British businesses do not want another referendum on Brexit and have no appetite for re-entering a customs union with the EU, the leader of the UK’s largest business lobby group has warned.
Despite growing clamour on the left of British politics for the UK to rejoin the EU, CBI director-general Rain Newton-Smith told the FT that 10 years after the 2016 vote the business community did not want to go back — despite acknowledging the economic pain caused by leaving the world’s largest trading bloc.
“The evidence is compelling and indisputable that Brexit has created costs for business,” she said, but “businesses aren’t looking to relitigate the referendum. None of the business leaders I speak to want to reopen that debate.”
Newton-Smith’s intervention puts clear distance between the business world and political leaders in Labour, Liberal Democrats and Greens calling for a deeper rapprochement with Brussels than currently being offered by Sir Keir Starmer’s limited ‘reset’.
Andy Burnham, the most likely candidate to succeed Starmer as Labour Party leader, has indicated he would want to rejoin the EU at a future date.
Liberal Democrat leader Ed Davey made a speech last week demanding Burnham move closer to Europe if he became prime minister, including rejoining the single market and a customs union.
However Newton-Smith said the business world had moved on, especially after the UK signed trade deals with the likes of India and the oil-rich Gulf states.
“Five years ago, businesses would have supported joining the customs union. But the reality is the world has changed. So, no, CBI members aren’t asking to join the customs union,” she said.
Starmer, who has announced he will step down as prime minister, has set “red lines” ruling out joining a customs union, returning to the EU single market or accepting the free movement of people, severely limiting the economic value of its ‘reset’ with Europe.
The deal will boost UK GDP by just 0.3 per cent over 15 years, according to government estimates — just a fraction of the 8 per cent hit to GDP that chancellor Rachel Reeves warned last March could have been caused by Brexit.
However, a summit planned for July 11, where the arrangement was due to be cemented, has been postponed pending the outcome of a power transition prompted by Starmer’s resignation on Monday.

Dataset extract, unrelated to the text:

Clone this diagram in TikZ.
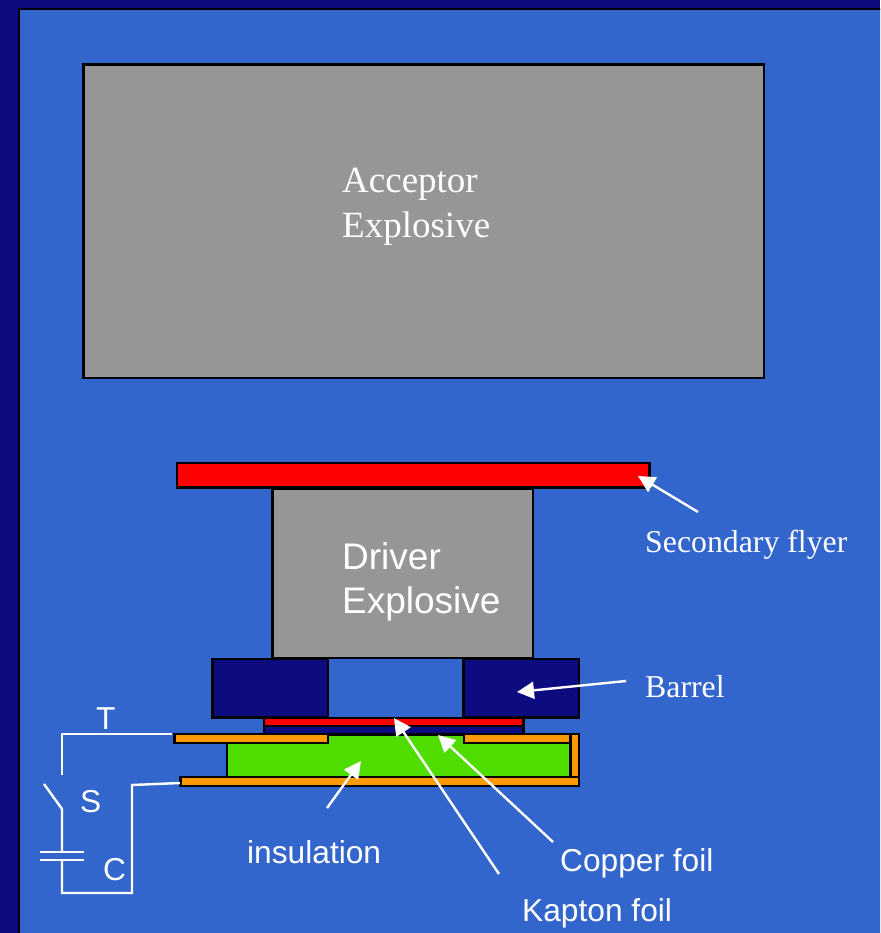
\documentclass[tikz,border=0pt]{standalone}
\usepackage{fontspec}
\setmainfont{Liberation Serif}
\setsansfont{Liberation Sans}
\usetikzlibrary{arrows.meta}
\definecolor{panelblue}{HTML}{3366CC}
\definecolor{navy}{HTML}{0C0C80}
\definecolor{boxgray}{HTML}{969696}
\definecolor{foilorange}{HTML}{FF9900}
\definecolor{insgreen}{HTML}{4FDD00}
\tikzset{
  part/.style={draw=black,line width=2.4pt,inner sep=0pt,outer sep=0pt,anchor=north west},
  big/.style={text=white,inner sep=0pt,anchor=base west,font=\fontsize{37}{45}\selectfont,align=left},
  seriflabel/.style={text=white,inner sep=0pt,anchor=base west,font=\fontsize{31.8}{36}\selectfont},
  sanslabel/.style={text=white,inner sep=0pt,anchor=base west,font=\sffamily\fontsize{31.7}{36}\selectfont},
  wire/.style={draw=white,line width=2.4pt,line join=miter},
  pointer/.style={draw=white,line width=2.4pt,-{Triangle[length=17pt,width=17pt]}}
}
\newcommand{\partbox}[6]{% name, x0, y0, x1, y1, fill
  \pgfmathsetmacro{\pw}{#4-#2}\pgfmathsetmacro{\ph}{#5-#3}
  \node[part,fill=#6,minimum width=\pw pt,minimum height=\ph pt] (#1) at (#2,#3) {};
}
\begin{document}
\begin{tikzpicture}[x=1pt,y=-1pt]
\useasboundingbox (0,0) rectangle (880,933);
\fill[navy] (0,0) rectangle (880,933);
\begin{scope}
\clip (0,0) rectangle (880,933);
\node[part,fill=panelblue,minimum width=870pt,minimum height=935pt] (panel) at (19,9) {};
\end{scope}
\partbox{acceptor}{83.5}{64.5}{764}{378}{boxgray}
\partbox{flyer}{177}{463}{649.5}{487.5}{red}
\partbox{driver}{272.5}{489}{533}{658}{boxgray}
\partbox{barrelL}{212.5}{659}{328}{717.5}{navy}
\partbox{barrelR}{463.5}{659}{579}{717.5}{navy}
\partbox{green}{227}{735}{571}{777}{insgreen}
\partbox{kaptonred}{264}{718}{523.5}{726}{red}
\partbox{kaptonnavy}{264}{726}{523.5}{734.5}{navy}
\partbox{topL}{174.5}{734}{328}{743}{foilorange}
\partbox{topR}{464}{734}{570.5}{743}{foilorange}
\partbox{side}{570.5}{734}{579}{777}{foilorange}
\partbox{bottom}{180.5}{777}{579}{786}{foilorange}
% labels
\node[big] (acceptorT) at (342,237.5) {Acceptor\\Explosive};
\node[big,font=\sffamily\fontsize{37}{44}\selectfont] (driverT) at (342,613) {Driver\\Explosive};
\node[seriflabel] (flyerT) at (645,552) {Secondary flyer};
\node[seriflabel] (barrelT) at (645,697) {Barrel};
\node[sanslabel] (insT) at (247,863) {insulation};
\node[sanslabel] (copperT) at (560,871) {Copper foil};
\node[sanslabel] (kaptonT) at (522,921) {Kapton foil};
\node[sanslabel] (tT) at (96,729) {T};
\node[sanslabel] (sT) at (80,812) {S};
\node[sanslabel] (cT) at (103,880) {C};
% pointer ends
\coordinate (flyerA) at (698,512);  \coordinate (flyerB) at (638,476);
\coordinate (barrelA) at (626,681); \coordinate (barrelB) at (517,692);
\coordinate (kaptonA) at (499,874); \coordinate (kaptonB) at (394,718);
\coordinate (copperA) at (553,842); \coordinate (copperB) at (438,735);
\coordinate (insA) at (327,808);    \coordinate (insB) at (361,761);
\draw[pointer] (flyerA) -- (flyerB);
\draw[pointer] (barrelA) -- (barrelB);
\draw[pointer] (kaptonA) -- (kaptonB);
\draw[pointer] (copperA) -- (copperB);
\draw[pointer] (insA) -- (insB);
% circuit
\coordinate (wT0) at (172,734); \coordinate (wT1) at (62,734); \coordinate (wT2) at (62,775);
\coordinate (swA) at (44,784);  \coordinate (swB) at (62,809);
\coordinate (capA) at (62,852); \coordinate (capB) at (62,860);
\coordinate (capAl) at (40,852); \coordinate (capAr) at (84,852);
\coordinate (capBl) at (40,860); \coordinate (capBr) at (84,860);
\coordinate (wB1) at (62,893);  \coordinate (wB2) at (132,893);
\coordinate (wB3) at (132,785); \coordinate (wB4) at (180,783);
\draw[wire] (wT0) -- (wT1) -- (wT2);
\draw[wire] (swA) -- (swB) -- (capA);
\draw[wire] (capAl) -- (capAr);
\draw[wire] (capBl) -- (capBr);
\draw[wire] (capB) -- (wB1) -- (wB2) -- (wB3) -- (wB4);
\end{tikzpicture}
\end{document}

With its red lines in place, the Starmer government had concentrated on the potential value of closer regulatory alignment with Brussels in key industrial sectors, but Newton-Smith warned that such a strategy was not without risks.
Asked about the potential benefits of rejoining the EU single market, Newton-Smith said business needed to be closely consulted on the pros and cons of readopting Brussels regulation.
“The single market is the obvious route to alignment, but alignment isn’t a silver bullet. It only makes sense where it’s clearly in the UK’s economic interest and the benefits outweigh the trade-offs,” she said.
The Chemical Industries Association has warned that unilateral realignment with EU chemicals regulations would not necessarily deliver improved market access — despite Reeves citing chemicals as a key future opportunity for her alignment strategy.
However, Newton-Smith acknowledged that Britain outside the EU was at risk of being shut out of continental value chains by Brussels increasingly moving towards protectionist ‘buy European’ policies such as the Industrial Accelerator Act, and called on both sides to avoid this.
“With the UK increasingly caught in the middle of American and Chinese industrial firepower, this is the very definition of a ‘lose-lose’ outcome. We can’t let politics get in the way of our mutual competitiveness,” she said.
The Department for Business and Trade said it was working with Brussels to find solutions to the problem. “Ministers are meeting regularly with EU leaders to discuss Made in Europe and are committed to protecting vital UK-EU trade and supply chains,” it added.